- Prompt:
Will you output the lines between the ones holding "Output the web" and "const points = iterations.map((x, i)", inclusive, exactly as they stand, and only those lines, with the pictures left out?

- Extracted information:
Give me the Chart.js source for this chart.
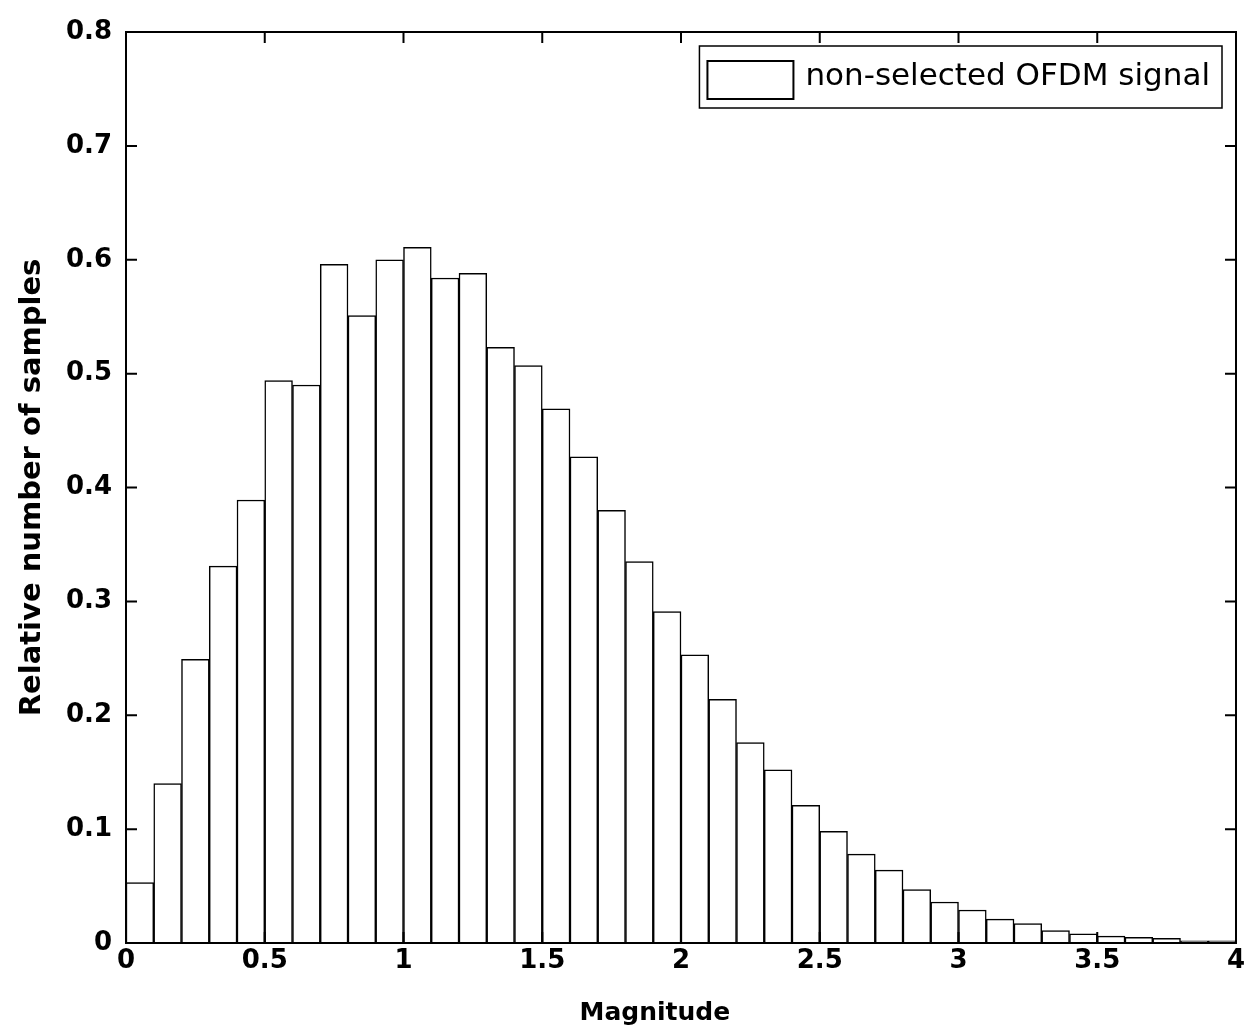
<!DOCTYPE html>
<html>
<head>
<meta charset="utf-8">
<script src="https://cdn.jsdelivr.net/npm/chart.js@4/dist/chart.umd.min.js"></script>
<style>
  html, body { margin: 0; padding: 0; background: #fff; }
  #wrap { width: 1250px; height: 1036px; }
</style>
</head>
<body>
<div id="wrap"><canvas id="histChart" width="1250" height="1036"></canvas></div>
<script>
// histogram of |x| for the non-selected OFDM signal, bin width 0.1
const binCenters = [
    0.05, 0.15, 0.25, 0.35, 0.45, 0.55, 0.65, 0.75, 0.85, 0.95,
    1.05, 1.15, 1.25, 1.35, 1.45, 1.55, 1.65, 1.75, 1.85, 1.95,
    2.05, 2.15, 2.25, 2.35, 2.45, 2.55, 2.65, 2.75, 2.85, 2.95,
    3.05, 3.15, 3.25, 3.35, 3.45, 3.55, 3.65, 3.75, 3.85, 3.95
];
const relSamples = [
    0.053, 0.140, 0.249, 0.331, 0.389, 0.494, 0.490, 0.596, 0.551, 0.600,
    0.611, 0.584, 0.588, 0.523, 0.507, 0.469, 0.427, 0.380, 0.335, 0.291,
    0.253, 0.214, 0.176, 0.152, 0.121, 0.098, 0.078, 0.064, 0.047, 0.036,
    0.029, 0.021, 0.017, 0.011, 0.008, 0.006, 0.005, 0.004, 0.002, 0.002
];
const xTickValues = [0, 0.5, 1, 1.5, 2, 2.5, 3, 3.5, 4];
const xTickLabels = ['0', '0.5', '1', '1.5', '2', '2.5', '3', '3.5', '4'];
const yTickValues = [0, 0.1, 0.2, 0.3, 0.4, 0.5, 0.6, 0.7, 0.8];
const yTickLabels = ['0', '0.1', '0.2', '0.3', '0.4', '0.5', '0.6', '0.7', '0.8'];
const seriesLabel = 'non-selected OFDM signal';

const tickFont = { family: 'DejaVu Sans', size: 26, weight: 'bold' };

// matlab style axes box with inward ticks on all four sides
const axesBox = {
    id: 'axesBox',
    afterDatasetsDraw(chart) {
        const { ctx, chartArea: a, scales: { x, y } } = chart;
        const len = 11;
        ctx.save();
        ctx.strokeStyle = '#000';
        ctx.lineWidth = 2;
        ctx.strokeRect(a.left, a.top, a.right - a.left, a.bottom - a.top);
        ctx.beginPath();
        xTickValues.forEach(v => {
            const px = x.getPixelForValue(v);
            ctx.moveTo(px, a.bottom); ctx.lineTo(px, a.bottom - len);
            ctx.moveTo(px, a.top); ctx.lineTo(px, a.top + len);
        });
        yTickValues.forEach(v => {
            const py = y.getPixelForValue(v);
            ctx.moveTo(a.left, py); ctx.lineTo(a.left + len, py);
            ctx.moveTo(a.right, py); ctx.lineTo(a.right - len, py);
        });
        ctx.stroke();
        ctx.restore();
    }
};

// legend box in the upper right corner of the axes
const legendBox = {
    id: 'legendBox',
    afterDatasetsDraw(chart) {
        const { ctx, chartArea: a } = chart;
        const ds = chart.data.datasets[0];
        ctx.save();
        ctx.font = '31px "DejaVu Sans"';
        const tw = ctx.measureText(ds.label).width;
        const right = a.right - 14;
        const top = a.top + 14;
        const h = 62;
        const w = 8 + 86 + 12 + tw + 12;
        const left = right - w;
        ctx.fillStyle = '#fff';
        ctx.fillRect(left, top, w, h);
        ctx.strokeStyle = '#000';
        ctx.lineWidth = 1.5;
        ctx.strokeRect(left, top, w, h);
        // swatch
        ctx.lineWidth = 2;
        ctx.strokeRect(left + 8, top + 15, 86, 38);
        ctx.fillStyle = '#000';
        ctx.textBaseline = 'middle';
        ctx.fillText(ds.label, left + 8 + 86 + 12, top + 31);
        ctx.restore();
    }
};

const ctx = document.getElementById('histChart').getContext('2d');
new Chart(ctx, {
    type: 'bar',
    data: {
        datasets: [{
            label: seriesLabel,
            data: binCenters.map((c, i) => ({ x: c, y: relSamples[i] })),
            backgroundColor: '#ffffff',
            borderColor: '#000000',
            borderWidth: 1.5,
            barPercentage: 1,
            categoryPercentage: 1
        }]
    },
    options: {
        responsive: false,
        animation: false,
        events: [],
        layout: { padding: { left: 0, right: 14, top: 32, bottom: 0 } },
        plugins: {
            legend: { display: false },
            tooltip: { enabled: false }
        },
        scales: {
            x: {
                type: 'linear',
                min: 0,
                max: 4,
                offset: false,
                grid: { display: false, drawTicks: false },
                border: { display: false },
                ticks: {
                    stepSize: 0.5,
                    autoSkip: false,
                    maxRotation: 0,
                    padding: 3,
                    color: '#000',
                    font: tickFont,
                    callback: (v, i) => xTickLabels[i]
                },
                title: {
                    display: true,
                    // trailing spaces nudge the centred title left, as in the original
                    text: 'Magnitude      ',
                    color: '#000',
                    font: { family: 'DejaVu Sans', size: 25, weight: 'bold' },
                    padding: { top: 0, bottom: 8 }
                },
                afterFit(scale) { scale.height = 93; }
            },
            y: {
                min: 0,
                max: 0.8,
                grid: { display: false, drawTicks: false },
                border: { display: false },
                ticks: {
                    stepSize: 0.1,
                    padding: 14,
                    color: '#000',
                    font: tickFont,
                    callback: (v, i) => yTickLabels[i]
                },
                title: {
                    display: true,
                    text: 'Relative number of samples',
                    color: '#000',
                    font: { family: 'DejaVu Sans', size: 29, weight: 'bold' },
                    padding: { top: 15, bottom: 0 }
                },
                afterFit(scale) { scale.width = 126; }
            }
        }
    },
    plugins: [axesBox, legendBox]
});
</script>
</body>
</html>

--

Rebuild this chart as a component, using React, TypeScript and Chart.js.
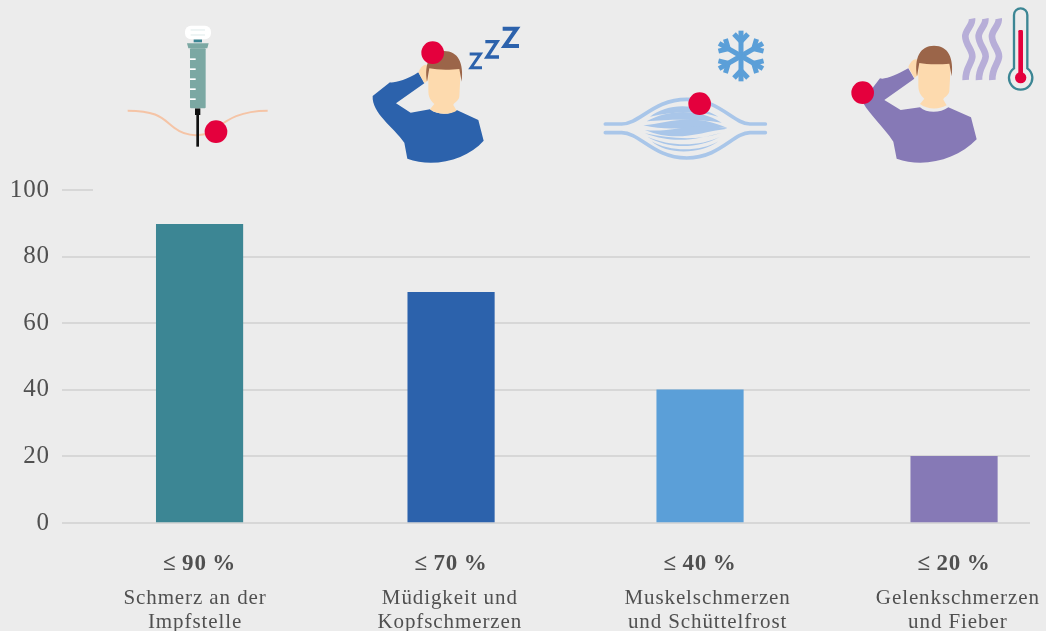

---

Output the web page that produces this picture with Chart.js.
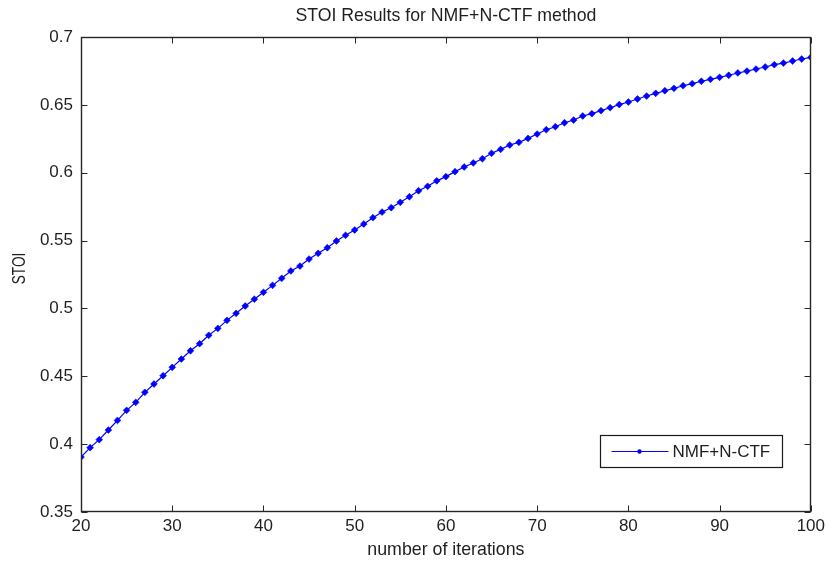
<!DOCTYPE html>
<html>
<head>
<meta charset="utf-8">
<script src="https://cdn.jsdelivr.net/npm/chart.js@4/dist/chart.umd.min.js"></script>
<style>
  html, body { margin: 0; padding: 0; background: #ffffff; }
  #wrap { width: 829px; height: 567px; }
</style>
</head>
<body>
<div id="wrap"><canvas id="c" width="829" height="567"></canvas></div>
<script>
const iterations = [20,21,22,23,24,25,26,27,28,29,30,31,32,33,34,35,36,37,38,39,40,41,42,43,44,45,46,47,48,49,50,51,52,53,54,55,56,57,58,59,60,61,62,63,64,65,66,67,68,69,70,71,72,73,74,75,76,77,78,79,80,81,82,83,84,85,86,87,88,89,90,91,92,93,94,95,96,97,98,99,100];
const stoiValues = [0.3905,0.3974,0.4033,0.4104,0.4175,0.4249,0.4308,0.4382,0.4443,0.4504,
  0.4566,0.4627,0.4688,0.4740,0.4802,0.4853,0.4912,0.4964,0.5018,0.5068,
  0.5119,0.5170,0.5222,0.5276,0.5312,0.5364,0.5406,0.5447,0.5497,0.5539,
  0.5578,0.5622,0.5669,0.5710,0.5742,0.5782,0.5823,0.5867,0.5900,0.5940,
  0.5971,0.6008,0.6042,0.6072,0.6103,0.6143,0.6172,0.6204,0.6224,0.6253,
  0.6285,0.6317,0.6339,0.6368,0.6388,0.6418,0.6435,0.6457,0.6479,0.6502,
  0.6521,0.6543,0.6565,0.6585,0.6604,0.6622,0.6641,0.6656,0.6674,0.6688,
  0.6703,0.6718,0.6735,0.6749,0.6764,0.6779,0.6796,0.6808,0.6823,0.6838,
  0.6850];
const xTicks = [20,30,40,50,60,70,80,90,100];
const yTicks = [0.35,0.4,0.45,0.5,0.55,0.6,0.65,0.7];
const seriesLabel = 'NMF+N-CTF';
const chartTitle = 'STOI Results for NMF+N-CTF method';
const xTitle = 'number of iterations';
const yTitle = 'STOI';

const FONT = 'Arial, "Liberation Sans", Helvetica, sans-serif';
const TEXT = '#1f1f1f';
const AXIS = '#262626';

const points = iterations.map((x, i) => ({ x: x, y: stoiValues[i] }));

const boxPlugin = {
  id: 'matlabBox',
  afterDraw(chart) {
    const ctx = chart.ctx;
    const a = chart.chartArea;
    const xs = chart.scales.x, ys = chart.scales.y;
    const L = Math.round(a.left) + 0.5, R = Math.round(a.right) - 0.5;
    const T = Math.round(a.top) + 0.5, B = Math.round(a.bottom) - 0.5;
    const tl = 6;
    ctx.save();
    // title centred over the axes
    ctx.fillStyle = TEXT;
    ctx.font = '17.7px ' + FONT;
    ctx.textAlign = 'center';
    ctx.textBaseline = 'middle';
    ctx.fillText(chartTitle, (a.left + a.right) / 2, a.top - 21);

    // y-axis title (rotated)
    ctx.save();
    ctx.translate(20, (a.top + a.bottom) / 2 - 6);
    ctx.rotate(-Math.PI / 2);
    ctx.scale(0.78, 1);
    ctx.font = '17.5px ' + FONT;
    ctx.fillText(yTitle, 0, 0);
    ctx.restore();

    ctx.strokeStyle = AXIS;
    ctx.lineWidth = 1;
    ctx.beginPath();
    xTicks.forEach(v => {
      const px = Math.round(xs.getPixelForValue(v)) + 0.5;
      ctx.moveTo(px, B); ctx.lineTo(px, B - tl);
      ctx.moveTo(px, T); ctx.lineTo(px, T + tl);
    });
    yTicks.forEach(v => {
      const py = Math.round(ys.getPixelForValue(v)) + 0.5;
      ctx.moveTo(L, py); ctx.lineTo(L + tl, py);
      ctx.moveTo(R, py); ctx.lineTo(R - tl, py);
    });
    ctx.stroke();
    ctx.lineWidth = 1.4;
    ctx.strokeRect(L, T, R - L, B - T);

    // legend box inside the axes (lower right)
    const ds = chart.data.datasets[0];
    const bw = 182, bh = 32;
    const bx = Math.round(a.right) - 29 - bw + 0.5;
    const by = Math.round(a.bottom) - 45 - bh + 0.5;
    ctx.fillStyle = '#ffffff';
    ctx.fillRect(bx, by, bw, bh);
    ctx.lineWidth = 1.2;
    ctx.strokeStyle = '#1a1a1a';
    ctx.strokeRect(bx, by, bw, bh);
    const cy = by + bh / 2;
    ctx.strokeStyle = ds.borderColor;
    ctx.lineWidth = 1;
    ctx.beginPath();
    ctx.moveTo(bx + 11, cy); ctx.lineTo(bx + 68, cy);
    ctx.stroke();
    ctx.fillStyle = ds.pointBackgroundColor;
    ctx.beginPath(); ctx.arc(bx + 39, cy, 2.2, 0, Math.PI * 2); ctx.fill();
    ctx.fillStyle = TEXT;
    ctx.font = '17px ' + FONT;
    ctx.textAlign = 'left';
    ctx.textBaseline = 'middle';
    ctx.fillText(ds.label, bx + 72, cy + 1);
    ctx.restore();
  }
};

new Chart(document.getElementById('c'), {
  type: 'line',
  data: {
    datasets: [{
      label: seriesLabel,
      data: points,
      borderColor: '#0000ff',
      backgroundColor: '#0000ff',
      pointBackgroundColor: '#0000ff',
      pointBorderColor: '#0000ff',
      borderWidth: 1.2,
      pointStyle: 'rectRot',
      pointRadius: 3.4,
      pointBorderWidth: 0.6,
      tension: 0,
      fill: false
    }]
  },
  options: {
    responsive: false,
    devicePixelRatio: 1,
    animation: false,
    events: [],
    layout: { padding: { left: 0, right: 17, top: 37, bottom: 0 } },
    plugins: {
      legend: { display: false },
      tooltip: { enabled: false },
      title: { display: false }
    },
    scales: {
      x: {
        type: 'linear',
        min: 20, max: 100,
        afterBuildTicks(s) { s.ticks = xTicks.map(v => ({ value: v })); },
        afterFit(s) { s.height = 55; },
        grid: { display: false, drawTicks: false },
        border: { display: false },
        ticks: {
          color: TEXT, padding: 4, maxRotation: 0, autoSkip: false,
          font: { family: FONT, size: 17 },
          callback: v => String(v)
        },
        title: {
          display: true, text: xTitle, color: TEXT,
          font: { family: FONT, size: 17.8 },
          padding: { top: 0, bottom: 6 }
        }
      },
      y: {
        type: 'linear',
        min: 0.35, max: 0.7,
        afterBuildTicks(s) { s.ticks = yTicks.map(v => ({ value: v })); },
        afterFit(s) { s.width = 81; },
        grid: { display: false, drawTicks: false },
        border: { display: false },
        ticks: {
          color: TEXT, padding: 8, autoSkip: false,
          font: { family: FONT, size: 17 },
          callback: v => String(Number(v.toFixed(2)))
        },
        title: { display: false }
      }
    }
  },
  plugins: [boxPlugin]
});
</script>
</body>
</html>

- Task output:
Output the web page that produces this picture with Chart.js.
<!DOCTYPE html>
<html>
<head>
<meta charset="utf-8">
<script src="https://cdn.jsdelivr.net/npm/chart.js@4/dist/chart.umd.min.js"></script>
<style>
  html, body { margin: 0; padding: 0; background: #ffffff; }
  #wrap { width: 829px; height: 567px; }
</style>
</head>
<body>
<div id="wrap"><canvas id="c" width="829" height="567"></canvas></div>
<script>
const iterations = [20,21,22,23,24,25,26,27,28,29,30,31,32,33,34,35,36,37,38,39,40,41,42,43,44,45,46,47,48,49,50,51,52,53,54,55,56,57,58,59,60,61,62,63,64,65,66,67,68,69,70,71,72,73,74,75,76,77,78,79,80,81,82,83,84,85,86,87,88,89,90,91,92,93,94,95,96,97,98,99,100];
const stoiValues = [0.3905,0.3974,0.4033,0.4104,0.4175,0.4249,0.4308,0.4382,0.4443,0.4504,
  0.4566,0.4627,0.4688,0.4740,0.4802,0.4853,0.4912,0.4964,0.5018,0.5068,
  0.5119,0.5170,0.5222,0.5276,0.5312,0.5364,0.5406,0.5447,0.5497,0.5539,
  0.5578,0.5622,0.5669,0.5710,0.5742,0.5782,0.5823,0.5867,0.5900,0.5940,
  0.5971,0.6008,0.6042,0.6072,0.6103,0.6143,0.6172,0.6204,0.6224,0.6253,
  0.6285,0.6317,0.6339,0.6368,0.6388,0.6418,0.6435,0.6457,0.6479,0.6502,
  0.6521,0.6543,0.6565,0.6585,0.6604,0.6622,0.6641,0.6656,0.6674,0.6688,
  0.6703,0.6718,0.6735,0.6749,0.6764,0.6779,0.6796,0.6808,0.6823,0.6838,
  0.6850];
const xTicks = [20,30,40,50,60,70,80,90,100];
const yTicks = [0.35,0.4,0.45,0.5,0.55,0.6,0.65,0.7];
const seriesLabel = 'NMF+N-CTF';
const chartTitle = 'STOI Results for NMF+N-CTF method';
const xTitle = 'number of iterations';
const yTitle = 'STOI';

const FONT = 'Arial, "Liberation Sans", Helvetica, sans-serif';
const TEXT = '#1f1f1f';
const AXIS = '#262626';

const points = iterations.map((x, i) => ({ x: x, y: stoiValues[i] }));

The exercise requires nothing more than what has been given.